Go through the data below. Pull out every line that has the word "React".

**RECORDED INFORMATION:**
--

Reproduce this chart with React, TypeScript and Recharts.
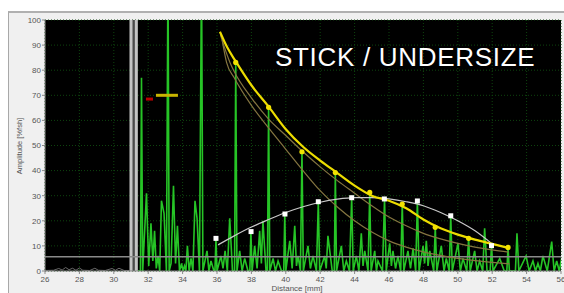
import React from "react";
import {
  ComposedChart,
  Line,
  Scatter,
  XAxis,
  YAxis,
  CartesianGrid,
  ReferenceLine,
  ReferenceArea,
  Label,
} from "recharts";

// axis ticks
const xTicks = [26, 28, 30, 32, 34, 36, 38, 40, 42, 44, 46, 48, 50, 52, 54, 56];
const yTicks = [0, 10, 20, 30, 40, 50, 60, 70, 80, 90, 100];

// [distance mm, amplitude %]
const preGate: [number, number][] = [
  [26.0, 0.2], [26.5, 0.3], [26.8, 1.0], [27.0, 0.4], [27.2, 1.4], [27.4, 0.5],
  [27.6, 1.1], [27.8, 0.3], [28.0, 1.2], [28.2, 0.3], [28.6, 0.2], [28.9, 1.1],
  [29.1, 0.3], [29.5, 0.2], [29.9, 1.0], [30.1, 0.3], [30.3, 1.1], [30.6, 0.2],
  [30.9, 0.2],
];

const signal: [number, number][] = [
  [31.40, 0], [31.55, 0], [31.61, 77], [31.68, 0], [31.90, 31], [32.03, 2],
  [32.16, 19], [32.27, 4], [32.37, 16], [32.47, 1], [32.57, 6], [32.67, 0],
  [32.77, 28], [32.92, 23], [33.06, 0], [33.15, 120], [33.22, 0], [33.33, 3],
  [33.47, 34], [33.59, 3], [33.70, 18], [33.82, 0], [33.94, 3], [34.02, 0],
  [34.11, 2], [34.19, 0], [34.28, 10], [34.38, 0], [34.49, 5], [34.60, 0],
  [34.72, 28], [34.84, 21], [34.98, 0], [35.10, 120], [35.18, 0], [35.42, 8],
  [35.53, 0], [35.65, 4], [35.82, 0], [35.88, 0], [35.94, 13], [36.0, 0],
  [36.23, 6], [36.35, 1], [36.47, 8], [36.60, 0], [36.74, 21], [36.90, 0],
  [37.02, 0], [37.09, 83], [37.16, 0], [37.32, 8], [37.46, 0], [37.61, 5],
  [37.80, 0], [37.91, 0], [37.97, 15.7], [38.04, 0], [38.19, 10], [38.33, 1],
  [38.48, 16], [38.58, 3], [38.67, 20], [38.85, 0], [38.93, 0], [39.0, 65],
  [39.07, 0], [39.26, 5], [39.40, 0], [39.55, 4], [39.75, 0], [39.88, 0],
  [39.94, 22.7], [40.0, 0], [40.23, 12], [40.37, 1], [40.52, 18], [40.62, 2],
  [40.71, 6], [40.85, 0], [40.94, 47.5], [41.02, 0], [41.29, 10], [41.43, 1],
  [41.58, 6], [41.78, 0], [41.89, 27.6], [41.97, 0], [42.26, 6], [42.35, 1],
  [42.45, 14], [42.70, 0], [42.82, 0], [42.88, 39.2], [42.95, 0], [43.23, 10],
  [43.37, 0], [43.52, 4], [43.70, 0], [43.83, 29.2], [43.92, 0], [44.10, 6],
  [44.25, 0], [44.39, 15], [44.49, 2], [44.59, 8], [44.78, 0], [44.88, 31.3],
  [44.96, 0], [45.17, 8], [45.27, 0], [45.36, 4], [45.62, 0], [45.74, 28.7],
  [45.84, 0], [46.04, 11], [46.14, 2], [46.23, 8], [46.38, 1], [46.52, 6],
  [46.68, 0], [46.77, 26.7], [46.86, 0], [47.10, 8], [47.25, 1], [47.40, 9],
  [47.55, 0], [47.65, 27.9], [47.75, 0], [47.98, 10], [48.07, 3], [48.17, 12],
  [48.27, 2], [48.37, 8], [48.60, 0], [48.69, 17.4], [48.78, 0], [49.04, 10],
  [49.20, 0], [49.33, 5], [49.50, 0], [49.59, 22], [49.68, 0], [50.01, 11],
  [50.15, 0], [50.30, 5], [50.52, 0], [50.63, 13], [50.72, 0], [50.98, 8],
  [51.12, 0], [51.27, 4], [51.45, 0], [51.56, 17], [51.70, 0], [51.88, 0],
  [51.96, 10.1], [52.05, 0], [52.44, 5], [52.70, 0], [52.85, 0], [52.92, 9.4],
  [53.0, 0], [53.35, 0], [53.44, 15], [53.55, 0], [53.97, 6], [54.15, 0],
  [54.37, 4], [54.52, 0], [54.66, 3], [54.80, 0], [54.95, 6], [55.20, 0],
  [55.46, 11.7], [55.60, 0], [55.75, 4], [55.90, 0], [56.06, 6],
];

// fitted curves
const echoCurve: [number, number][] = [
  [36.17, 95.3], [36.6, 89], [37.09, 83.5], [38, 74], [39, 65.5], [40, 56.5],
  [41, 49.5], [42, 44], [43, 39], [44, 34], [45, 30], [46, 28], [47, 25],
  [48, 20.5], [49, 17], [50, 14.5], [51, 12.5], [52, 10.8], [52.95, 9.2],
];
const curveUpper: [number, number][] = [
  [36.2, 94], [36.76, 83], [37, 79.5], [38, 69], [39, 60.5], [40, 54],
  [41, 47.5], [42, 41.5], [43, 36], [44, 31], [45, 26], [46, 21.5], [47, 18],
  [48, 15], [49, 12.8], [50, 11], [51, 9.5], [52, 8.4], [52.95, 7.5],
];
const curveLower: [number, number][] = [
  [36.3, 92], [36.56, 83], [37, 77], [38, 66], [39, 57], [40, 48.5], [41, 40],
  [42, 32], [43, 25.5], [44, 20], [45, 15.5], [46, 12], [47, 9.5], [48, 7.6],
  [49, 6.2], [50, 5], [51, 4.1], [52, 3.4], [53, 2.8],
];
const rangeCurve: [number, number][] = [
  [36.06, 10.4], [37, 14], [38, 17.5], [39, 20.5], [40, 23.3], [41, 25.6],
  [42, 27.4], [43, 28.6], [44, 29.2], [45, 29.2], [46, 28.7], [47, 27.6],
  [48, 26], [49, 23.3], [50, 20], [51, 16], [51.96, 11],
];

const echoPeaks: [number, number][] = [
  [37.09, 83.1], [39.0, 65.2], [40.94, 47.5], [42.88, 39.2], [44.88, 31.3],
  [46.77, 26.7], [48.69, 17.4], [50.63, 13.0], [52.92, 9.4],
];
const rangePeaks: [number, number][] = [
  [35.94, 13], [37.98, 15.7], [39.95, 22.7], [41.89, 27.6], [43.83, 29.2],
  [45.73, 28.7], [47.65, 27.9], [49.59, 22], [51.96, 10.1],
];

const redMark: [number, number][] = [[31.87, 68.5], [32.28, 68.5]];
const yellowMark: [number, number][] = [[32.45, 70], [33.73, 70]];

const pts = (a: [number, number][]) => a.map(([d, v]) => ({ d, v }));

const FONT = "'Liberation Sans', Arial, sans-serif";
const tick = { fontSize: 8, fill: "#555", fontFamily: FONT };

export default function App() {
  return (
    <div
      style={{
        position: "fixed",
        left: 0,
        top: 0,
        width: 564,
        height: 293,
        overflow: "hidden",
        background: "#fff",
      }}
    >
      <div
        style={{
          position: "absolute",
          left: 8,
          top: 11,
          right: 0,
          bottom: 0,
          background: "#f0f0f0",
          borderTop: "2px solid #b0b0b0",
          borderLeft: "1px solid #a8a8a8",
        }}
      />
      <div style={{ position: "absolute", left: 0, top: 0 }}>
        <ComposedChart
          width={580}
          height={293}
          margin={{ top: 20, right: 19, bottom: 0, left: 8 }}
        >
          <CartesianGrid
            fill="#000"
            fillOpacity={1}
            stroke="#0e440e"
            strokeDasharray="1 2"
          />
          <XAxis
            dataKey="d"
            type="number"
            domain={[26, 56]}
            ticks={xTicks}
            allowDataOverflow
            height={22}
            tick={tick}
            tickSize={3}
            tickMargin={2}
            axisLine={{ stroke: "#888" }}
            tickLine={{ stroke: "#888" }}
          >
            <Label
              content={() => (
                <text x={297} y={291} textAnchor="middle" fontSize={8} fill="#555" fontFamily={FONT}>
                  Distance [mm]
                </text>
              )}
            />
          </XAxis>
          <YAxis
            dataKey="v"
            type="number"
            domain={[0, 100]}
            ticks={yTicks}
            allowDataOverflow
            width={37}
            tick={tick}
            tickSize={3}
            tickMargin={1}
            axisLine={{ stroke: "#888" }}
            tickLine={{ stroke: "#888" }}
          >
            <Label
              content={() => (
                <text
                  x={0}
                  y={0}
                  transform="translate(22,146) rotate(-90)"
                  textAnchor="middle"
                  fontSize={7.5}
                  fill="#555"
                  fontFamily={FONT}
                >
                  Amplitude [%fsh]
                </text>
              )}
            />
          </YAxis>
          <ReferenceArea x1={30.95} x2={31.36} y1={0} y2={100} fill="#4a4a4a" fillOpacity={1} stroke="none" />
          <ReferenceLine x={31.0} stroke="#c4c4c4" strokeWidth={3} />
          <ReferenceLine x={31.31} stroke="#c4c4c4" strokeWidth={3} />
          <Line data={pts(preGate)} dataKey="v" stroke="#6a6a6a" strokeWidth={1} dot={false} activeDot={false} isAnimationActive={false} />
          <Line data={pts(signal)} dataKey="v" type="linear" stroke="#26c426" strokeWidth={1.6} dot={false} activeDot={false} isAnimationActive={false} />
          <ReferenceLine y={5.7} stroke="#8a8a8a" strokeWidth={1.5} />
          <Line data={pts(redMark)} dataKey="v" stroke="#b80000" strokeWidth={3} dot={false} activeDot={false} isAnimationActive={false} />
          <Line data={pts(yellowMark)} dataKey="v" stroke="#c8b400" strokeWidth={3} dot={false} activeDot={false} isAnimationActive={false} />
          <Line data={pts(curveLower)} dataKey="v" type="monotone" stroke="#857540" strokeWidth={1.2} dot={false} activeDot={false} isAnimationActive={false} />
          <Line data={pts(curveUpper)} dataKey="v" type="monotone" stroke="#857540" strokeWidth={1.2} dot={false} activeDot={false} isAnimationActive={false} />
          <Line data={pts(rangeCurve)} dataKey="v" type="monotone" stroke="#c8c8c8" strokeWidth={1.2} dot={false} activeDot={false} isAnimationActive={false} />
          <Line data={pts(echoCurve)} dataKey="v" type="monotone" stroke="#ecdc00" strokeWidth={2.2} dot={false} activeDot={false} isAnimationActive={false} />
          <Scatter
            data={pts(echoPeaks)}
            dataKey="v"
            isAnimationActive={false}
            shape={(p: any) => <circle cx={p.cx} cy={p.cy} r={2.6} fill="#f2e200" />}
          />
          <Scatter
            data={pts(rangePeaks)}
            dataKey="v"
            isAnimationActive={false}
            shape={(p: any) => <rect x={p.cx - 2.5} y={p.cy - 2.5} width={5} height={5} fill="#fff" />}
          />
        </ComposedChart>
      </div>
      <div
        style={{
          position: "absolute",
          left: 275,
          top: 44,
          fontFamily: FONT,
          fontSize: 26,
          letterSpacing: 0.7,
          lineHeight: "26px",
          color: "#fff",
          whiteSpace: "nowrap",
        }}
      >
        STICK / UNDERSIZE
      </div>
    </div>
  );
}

--

**EXERCISE RESPONSE:**
Reproduce this chart with React, TypeScript and Recharts.
import React from "react";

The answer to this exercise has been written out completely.